I want to take a moment to express my deep gratitude to the creator of this game. While I know this isn't the typical place to share something like this, I felt compelled to write this review. Over the past few years (7 or 8 to be exact), I've been spiraling into a mental state I didn't think I could climb out of. This week, I felt like I had finally hit rock bottom. I downloaded this game impulsively, not even bothering to read any details beforehand, and honestly, I wasn’t expecting much. But what I got from this experience is something I never anticipated.

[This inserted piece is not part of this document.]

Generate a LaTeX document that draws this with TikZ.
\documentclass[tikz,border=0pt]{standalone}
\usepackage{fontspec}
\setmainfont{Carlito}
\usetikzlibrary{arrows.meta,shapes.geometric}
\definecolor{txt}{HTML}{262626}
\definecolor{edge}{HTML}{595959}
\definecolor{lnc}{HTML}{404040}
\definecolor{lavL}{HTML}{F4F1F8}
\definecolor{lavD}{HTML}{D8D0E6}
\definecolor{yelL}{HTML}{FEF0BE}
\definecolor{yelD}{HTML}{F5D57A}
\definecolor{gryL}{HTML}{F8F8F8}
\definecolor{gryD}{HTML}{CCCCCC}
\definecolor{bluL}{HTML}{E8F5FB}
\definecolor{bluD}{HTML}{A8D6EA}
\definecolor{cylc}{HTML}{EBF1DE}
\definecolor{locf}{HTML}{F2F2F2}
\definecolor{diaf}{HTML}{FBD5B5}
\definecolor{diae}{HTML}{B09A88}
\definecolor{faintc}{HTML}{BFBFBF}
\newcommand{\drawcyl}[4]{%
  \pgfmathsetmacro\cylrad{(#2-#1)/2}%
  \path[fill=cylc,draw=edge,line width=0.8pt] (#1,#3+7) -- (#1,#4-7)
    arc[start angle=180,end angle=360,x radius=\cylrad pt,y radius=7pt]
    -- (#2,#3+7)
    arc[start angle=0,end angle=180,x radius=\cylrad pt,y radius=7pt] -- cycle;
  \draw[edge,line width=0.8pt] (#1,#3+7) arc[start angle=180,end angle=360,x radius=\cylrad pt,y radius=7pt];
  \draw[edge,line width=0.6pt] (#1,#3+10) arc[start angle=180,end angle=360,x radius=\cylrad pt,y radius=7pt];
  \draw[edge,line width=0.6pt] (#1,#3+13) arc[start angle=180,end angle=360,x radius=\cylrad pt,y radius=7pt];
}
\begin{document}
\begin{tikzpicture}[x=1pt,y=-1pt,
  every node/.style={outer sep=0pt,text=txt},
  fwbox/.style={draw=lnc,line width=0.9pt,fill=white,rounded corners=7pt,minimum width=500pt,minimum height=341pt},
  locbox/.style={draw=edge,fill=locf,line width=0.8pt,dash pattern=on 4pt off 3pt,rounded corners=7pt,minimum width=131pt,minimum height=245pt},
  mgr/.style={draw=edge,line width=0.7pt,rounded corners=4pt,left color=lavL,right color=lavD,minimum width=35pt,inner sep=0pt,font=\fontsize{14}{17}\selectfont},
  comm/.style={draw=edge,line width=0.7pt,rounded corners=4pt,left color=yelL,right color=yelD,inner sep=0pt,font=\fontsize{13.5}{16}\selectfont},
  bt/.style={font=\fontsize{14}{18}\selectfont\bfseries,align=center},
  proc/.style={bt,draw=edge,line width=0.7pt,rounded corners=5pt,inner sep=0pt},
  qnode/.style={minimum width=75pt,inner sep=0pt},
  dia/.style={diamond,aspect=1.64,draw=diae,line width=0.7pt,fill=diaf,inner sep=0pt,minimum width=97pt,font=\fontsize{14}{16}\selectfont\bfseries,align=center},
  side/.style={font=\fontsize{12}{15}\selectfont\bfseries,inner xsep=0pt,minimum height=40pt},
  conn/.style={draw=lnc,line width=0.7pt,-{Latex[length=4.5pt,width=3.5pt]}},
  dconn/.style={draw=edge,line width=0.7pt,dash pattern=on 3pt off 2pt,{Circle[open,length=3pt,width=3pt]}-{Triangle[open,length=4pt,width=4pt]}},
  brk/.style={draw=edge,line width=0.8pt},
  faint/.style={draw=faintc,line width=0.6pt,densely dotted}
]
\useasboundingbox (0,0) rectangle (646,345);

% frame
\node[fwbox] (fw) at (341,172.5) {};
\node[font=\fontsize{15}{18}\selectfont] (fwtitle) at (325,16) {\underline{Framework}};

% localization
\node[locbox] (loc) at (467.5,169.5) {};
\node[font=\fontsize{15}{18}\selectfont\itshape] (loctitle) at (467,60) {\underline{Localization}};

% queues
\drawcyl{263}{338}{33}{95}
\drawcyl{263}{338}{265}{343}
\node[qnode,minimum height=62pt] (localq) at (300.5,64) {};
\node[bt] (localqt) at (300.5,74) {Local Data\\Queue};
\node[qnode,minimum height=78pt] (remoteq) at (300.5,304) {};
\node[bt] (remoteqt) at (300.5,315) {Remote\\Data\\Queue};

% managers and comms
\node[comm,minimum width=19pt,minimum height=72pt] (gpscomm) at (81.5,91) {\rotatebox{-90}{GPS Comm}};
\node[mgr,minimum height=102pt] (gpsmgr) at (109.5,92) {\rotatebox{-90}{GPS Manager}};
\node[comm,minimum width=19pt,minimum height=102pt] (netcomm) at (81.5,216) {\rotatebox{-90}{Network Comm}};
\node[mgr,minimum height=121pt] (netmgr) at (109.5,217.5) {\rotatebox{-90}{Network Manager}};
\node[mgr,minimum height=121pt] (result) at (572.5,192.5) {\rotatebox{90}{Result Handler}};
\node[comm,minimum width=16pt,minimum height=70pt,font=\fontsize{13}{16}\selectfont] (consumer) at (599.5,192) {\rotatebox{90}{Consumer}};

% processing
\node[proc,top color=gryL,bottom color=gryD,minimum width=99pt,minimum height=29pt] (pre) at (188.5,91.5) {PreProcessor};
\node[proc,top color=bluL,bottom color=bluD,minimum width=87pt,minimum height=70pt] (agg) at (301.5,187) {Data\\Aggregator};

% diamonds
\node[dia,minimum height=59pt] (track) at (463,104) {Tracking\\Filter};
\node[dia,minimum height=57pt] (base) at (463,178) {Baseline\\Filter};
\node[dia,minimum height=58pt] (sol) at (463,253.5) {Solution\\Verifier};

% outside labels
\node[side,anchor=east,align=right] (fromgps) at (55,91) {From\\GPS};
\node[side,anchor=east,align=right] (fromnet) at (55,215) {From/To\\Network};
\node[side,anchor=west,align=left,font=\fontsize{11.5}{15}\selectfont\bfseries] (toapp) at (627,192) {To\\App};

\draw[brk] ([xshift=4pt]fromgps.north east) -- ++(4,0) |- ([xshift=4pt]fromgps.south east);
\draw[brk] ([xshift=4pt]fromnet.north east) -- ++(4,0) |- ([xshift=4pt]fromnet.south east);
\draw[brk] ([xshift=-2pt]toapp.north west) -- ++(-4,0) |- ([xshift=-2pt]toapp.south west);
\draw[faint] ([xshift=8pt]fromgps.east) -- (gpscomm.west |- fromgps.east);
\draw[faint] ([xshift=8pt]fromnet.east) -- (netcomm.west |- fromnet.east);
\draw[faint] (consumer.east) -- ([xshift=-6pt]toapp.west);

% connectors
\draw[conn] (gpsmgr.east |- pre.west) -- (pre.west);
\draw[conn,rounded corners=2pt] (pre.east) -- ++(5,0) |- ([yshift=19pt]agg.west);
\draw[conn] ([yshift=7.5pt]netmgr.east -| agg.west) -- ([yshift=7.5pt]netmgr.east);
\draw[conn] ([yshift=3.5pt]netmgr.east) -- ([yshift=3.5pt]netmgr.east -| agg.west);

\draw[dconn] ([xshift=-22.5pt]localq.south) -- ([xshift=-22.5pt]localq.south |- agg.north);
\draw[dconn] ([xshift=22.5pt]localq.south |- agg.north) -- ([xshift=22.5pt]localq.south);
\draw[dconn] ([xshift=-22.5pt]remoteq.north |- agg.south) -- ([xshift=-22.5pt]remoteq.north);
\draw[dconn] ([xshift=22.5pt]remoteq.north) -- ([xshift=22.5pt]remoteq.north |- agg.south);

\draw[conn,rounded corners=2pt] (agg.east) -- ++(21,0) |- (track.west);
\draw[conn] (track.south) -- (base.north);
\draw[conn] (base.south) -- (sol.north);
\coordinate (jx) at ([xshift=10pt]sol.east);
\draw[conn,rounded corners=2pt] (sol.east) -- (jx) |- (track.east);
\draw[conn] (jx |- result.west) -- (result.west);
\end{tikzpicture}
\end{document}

As I reached the end of the game, I felt a deep emptiness, a hollow feeling that’s hard to describe—almost like I had lost something important. At first, I thought the creator (Naarel) had truly taken their life, and that alone struck me to my core in a hollowing way. The emotions and thoughts that the game conveyed seemed so painfully real, so familiar, that it felt like a mirror reflecting my darkest moments. The themes resonated deeply, and I realized how much I related to the experience of isolation and despair.

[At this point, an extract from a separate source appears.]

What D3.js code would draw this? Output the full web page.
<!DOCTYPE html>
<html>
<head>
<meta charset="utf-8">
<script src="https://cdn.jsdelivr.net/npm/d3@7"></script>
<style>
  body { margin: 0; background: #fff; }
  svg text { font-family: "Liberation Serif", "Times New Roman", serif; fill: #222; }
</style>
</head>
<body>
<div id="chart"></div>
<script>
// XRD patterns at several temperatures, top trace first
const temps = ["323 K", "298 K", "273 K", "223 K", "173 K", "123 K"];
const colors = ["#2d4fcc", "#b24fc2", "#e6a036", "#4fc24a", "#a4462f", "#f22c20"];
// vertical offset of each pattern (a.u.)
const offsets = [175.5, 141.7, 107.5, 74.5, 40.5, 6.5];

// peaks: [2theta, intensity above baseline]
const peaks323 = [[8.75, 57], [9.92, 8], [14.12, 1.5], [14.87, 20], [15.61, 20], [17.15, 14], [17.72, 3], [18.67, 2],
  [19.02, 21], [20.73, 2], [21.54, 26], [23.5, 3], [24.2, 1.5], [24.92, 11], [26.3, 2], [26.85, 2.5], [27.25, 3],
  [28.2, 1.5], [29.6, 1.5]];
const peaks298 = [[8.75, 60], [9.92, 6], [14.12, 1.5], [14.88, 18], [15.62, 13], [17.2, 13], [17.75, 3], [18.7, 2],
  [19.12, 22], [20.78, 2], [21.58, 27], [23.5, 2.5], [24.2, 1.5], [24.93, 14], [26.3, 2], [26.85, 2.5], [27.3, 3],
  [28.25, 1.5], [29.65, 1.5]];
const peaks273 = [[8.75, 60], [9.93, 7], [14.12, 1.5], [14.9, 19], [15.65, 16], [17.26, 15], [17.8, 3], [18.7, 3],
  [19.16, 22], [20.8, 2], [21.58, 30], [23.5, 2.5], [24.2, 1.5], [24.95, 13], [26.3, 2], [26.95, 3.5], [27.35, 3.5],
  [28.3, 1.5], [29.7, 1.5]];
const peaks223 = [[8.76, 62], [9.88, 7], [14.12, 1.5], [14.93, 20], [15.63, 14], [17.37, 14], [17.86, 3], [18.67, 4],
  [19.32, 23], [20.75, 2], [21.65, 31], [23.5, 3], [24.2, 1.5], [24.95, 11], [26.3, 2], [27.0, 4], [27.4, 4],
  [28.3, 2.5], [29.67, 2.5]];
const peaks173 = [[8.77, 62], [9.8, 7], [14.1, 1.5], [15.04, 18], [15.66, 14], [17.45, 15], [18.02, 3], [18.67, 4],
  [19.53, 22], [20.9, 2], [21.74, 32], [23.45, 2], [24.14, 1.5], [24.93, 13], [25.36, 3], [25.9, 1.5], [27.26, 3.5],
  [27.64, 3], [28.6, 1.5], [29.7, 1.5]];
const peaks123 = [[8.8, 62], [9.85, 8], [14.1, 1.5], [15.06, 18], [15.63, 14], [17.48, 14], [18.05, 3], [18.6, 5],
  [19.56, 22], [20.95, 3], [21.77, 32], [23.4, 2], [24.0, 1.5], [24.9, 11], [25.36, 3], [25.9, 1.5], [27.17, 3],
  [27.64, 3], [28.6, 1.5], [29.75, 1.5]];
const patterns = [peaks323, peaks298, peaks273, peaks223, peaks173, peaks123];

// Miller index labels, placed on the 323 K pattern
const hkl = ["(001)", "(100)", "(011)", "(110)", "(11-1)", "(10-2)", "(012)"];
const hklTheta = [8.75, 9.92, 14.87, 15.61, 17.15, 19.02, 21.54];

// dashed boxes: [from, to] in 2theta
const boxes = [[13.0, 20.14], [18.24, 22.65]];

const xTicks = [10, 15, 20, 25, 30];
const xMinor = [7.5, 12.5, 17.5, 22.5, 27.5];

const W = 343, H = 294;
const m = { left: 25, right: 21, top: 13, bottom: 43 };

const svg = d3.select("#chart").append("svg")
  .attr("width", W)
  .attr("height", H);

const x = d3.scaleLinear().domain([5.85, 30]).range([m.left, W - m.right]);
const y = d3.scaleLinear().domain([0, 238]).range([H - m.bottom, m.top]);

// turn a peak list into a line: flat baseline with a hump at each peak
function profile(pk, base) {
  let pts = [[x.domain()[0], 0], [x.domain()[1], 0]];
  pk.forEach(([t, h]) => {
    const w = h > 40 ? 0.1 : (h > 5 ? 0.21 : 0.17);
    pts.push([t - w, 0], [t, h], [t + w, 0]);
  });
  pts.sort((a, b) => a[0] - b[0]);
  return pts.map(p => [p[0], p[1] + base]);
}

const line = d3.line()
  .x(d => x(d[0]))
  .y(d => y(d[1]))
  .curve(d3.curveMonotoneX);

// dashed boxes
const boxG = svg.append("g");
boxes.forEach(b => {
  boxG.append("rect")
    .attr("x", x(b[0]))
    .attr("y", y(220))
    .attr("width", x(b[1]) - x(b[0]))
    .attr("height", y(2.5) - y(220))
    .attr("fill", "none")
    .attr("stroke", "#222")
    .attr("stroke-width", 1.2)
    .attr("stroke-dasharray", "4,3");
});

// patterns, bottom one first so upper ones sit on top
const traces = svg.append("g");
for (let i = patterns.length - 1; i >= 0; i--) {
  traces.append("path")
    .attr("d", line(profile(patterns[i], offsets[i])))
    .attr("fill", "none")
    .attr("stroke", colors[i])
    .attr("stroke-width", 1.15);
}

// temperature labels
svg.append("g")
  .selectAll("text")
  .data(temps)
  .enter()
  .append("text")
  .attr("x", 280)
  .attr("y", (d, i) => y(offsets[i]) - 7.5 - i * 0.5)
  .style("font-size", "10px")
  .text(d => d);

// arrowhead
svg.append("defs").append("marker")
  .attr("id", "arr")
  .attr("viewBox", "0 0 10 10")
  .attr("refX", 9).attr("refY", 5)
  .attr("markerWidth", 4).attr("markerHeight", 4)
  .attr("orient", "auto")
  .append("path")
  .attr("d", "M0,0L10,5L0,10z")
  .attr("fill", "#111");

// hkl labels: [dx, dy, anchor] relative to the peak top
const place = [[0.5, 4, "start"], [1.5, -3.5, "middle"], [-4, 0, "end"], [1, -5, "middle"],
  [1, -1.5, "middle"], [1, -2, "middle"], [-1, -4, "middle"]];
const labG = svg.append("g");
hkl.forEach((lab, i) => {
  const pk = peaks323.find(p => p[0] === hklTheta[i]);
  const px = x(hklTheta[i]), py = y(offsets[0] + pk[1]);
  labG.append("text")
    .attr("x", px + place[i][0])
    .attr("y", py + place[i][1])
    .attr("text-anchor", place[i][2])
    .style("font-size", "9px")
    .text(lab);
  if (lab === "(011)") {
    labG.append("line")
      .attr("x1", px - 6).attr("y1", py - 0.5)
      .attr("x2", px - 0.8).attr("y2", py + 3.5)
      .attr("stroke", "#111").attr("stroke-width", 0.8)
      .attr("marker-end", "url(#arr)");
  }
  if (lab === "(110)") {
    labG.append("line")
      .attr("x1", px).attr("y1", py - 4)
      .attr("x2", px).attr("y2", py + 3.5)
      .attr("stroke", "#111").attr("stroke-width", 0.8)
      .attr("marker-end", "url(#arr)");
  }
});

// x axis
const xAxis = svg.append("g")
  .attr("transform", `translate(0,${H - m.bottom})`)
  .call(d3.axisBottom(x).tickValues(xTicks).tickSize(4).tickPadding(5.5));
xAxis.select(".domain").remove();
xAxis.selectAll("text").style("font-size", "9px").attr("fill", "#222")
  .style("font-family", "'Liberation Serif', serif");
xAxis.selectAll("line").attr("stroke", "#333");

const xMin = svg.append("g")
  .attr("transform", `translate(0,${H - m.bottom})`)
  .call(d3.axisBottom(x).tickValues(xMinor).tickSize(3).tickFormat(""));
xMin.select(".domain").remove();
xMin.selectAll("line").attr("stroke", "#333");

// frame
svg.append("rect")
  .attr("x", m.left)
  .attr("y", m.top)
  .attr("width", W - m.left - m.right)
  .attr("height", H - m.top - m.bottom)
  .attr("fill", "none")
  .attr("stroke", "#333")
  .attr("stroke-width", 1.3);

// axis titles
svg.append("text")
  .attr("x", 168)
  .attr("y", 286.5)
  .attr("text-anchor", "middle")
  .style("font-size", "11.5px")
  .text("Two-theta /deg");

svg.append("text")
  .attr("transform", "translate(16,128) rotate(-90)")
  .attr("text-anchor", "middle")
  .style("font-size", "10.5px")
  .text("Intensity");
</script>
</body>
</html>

10/10, hands down. I didn't expect a game—I thought I was going to play something, but what I got was an unexpected letter, a note that made me get surprised unlike many that just made me bored in a way, and left me questioning my past attempts at finding peace in the darkest of times. The way the game captured my thoughts in such raw, vulnerable language is something I can’t even fully express. It’s like someone finally understood, and that realization hit me harder than any game could.

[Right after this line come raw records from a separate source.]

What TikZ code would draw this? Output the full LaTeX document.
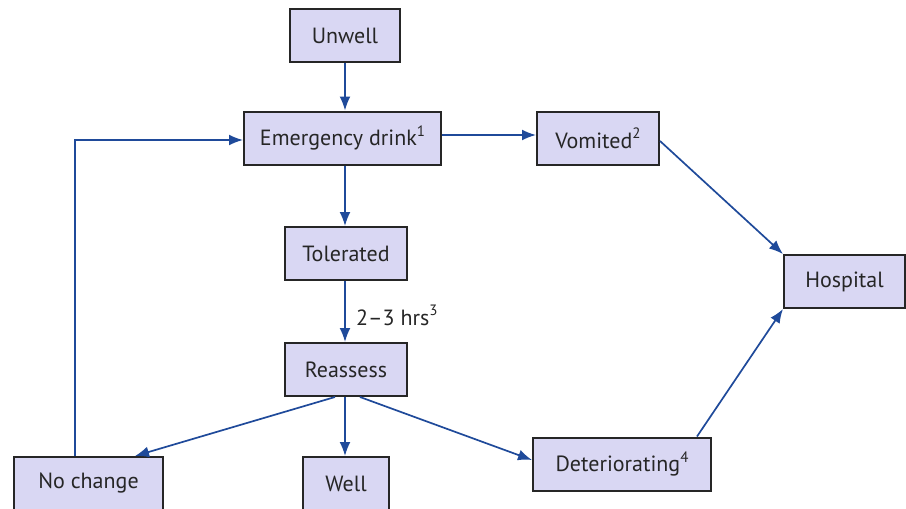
\documentclass[tikz,border=0pt]{standalone}
\usepackage{fontspec}
\setmainfont{PT Sans}
\usetikzlibrary{arrows.meta}
\definecolor{boxfill}{HTML}{D9D7F3}
\definecolor{flow}{HTML}{1F4A9A}
\newcommand{\note}[1]{\raisebox{0.45em}{\fontsize{15}{15}\selectfont #1}}
\begin{document}
\begin{tikzpicture}[x=1pt,y=-1pt,
  stage/.style={draw=black!85,line width=2pt,fill=boxfill,minimum height=53pt,
    inner sep=0pt,font=\fontsize{22}{26}\selectfont,text=black!85},
  link/.style={draw=flow,line width=1.7pt,-{Latex[length=14pt,width=11pt]}},
  lbl/.style={font=\fontsize{22}{26}\selectfont,text=black!85}]
\useasboundingbox (0,0) rectangle (906,509);
\node[stage,minimum width=110pt] (unwell) at (345,35.5) {Unwell};
\node[stage,minimum width=197pt] (drink) at (342.5,138) {Emergency drink\note{1}};
\node[stage,minimum width=122pt] (vomit) at (598,138.5) {Vomited\note{2}};
\node[stage,minimum width=122pt] (toler) at (346,253.5) {Tolerated};
\node[stage,minimum width=122pt] (reass) at (346,369.5) {Reassess};
\node[stage,minimum width=121pt] (hosp) at (844.5,281.5) {Hospital};
\node[stage,minimum width=149pt] (nochg) at (88.5,483.5) {No change};
\node[stage,minimum width=86pt] (well) at (346,483.5) {Well};
\node[stage,minimum width=178pt] (deter) at (622,464) {Deteriorating\note{4}};
\coordinate (bend) at (75,140);

\draw[link] (unwell.south -| 345,0) -- (drink.north -| 345,0);
\draw[link] (drink.east |- 0,135) -- (vomit.west |- 0,135);
\draw[link] (drink.south -| 345,0) -- (toler.north -| 345,0);
\draw[link] (toler.south -| 345,0) -- node[lbl,right=7pt,yshift=-4pt] {2–3 hrs\note{3}} (reass.north -| 345,0);
\draw[link] (vomit.east |- 0,141) -- (hosp.north west);
\draw[link] (deter.north -| 697,0) -- (hosp.south west);
\draw[link] (reass.south -| 335,0) -- (nochg.north -| 135,0);
\draw[link] (reass.south -| 345,0) -- (well.north -| 345,0);
\draw[link] (reass.south -| 360,0) -- (deter.west |- 0,460);
\draw[link] (nochg.north -| 75,0) -- (bend) -- (drink.west |- bend);
\end{tikzpicture}
\end{document}
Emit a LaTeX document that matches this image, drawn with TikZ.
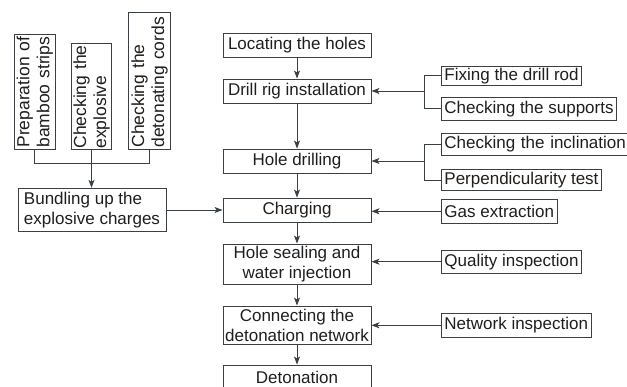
\documentclass[tikz,border=0pt]{standalone}
\usepackage{fontspec}
\setmainfont{Liberation Sans}
\usetikzlibrary{arrows.meta}
\definecolor{ln}{HTML}{3A3F44}
\definecolor{tx}{HTML}{1E1E1E}
\tikzset{
  base/.style={draw=ln, line width=0.9pt, text=tx, font=\fontsize{17pt}{20pt}\selectfont},
  mainbox/.style={base, minimum width=148pt, minimum height=24pt, inner sep=1pt, align=center},
  sidebox/.style={base, anchor=west, inner xsep=3pt, inner ysep=1pt, align=left},
  rotbox/.style={base, font=\fontsize{17.5pt}{20pt}\selectfont, rotate=90, anchor=west, inner xsep=2pt, inner ysep=1pt, align=left},
  conn/.style={draw=ln, line width=0.9pt},
  arr/.style={conn, -{Stealth[length=8pt, width=6pt, inset=2pt]}}
}
\begin{document}
\begin{tikzpicture}[x=1pt, y=-1pt]
\useasboundingbox (0,0) rectangle (627,387);
% main column
\node[mainbox] (loc) at (297,45) {Locating the holes};
\node[mainbox] (rig) at (297,91) {Drill rig installation};
\node[mainbox] (dril) at (297,161) {Hole drilling};
\node[mainbox] (chg) at (297,210) {Charging};
\node[mainbox, minimum height=40pt] (seal) at (297,264) {Hole sealing and\\water injection};
\node[mainbox, minimum height=38pt] (net) at (297,325) {Connecting the\\detonation network};
\node[mainbox] (det) at (297,377) {Detonation};
% side boxes
\node[sidebox, minimum height=19pt] (fix) at (441,75.7) {Fixing the drill rod};
\node[sidebox, minimum height=23pt] (sup) at (441,108.7) {Checking the supports};
\node[sidebox, minimum height=22pt, text width=186pt] (inc) at (441,144) {Checking the inclination};
\node[sidebox, minimum height=21pt] (perp) at (441,180) {Perpendicularity test};
\node[sidebox, minimum height=24pt] (gas) at (441,211.3) {Gas extraction};
\node[sidebox, minimum height=23pt] (qual) at (441,261.7) {Quality inspection};
\node[sidebox, minimum height=24pt] (ninsp) at (441,325.3) {Network inspection};
% left boxes
\node[rotbox, minimum height=41pt, text width=111pt] (prep) at (34.8,150) {Preparation of\\bamboo strips};
\node[rotbox, minimum height=40pt, inner xsep=1pt, text width=104pt] (expl) at (91.5,150) {Checking the\\explosive};
\node[rotbox, minimum height=42pt, text width=133pt] (cord) at (149.5,150) {Checking the\\detonating cords};
\node[base, minimum width=148pt, minimum height=43.5pt, inner sep=1pt, align=left] (bund) at (92,210) {Bundling up the\\explosive charges};
% main flow
\draw[arr] (loc) -- (rig);
\draw[arr] (rig) -- (dril);
\draw[arr] (dril) -- (chg);
\draw[arr] (chg) -- (seal);
\draw[arr] (seal) -- (net);
\draw[arr] (net) -- (det);
% brackets on right
\coordinate (bx) at (424,0);
\draw[conn] (fix.west) -- (fix.west -| bx) -- (sup.west -| bx) -- (sup.west);
\draw[arr] (rig.east -| bx) -- (rig.east);
\draw[conn] (inc.west) -- (inc.west -| bx) -- (perp.west -| bx) -- (perp.west);
\draw[arr] (dril.east -| bx) -- (dril.east);
\draw[arr] (gas.west) -- (gas.west -| chg.east);
\draw[arr] (qual.west) -- (qual.west -| seal.east);
\draw[arr] (ninsp.west) -- (ninsp.west -| net.east);
% left bracket
\coordinate (by) at (0,163.3);
\draw[conn] (prep.west) -- (prep.west |- by) -- (cord.west |- by) -- (cord.west);
\draw[arr] (expl.west) -- (expl.west |- bund.north);
\draw[arr] (bund.east) -- (bund.east -| chg.west);
\end{tikzpicture}
\end{document}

Life can be unbearable at times. You want to be happy for others, even though you can’t seem to find happiness for yourself. That feeling of being useless and stuck in pain is all too real. But this game did something I didn’t expect—it helped me clear my mind and shift away from thoughts of hopelessness. I don’t know how or why, but something in this experience just made a difference.
Thank you for creating this. It was both unsettling and beautiful. The plot, the emotions, the realness—it all hit so close to home. I was going to say I went through all the stages of grief while playing this, but that wouldn’t be entirely accurate. I didn’t go through the stages. I got stuck, in that numb, hollow place that this game made me confront. But in a strange way, it helped me. I’m glad you’re alive, and I’m glad I played this and didn't attempt suicide this or last week like I planned to at first.
"I finished this game, though I should’ve been gone for years now, and I couldn't be more grateful for it." I guess, in the end, that means you saved yourself in some way. Thank you, for everything.